As soon as his successor had been named, I went to him, accompanied by the Bishop of Meaux, to try if I might win from him the permission I had vainly sought of his predecessor. At first he would not give his assent, but finally, through the intervention of certain friends of mine, I secured the right to appeal to the king and his council, and in this way I at last obtained what I sought. The royal seneschal, Stephen, having summoned the abbot and his subordinates that they might state their case, asked them why they wanted to keep me against my will. He pointed out that this might easily bring them into evil repute, and certainly could do them no good, seeing that their way of living was utterly incompatible with mine. I knew it to be the opinion of the royal council that the irregularities in the conduct of this abbey would tend to bring it more and more under the control of the king, making it increasingly useful and likewise profitable to him, and for this reason I had good hope of easily winning the support of the king and those about him.
Thus, indeed, did it come to pass.
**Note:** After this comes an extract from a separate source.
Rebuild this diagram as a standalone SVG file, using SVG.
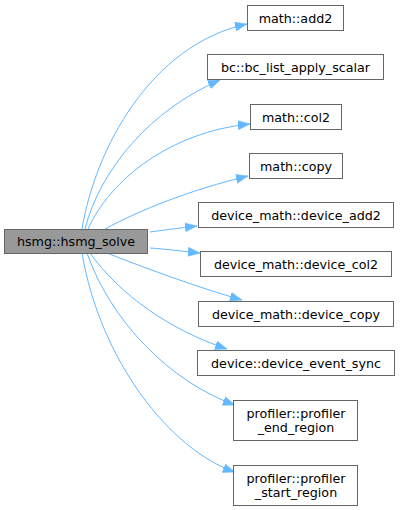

But in order that the monastery might not be shorn of any of the glory which it had enjoyed by reason of my sojourn there, they granted me permission to betake myself to any solitary place I might choose, provided only I did not put myself under the rule of any other abbey. This was agreed upon and confirmed on both sides in the presence of the king and his councellors. Forthwith I sought out a lonely spot known to me of old in the region of Troyes, and there, on a bit of land which had been given to me, and with the approval of the bishop of the district, I built with reeds and stalks my first oratory in the name of the Holy Trinity. And there concealed, with but one comrade, a certain cleric, I was able to sing over and over again to the Lord: “Lo, then would I wander far off, and remain in the wilderness” (Ps. iv, 7).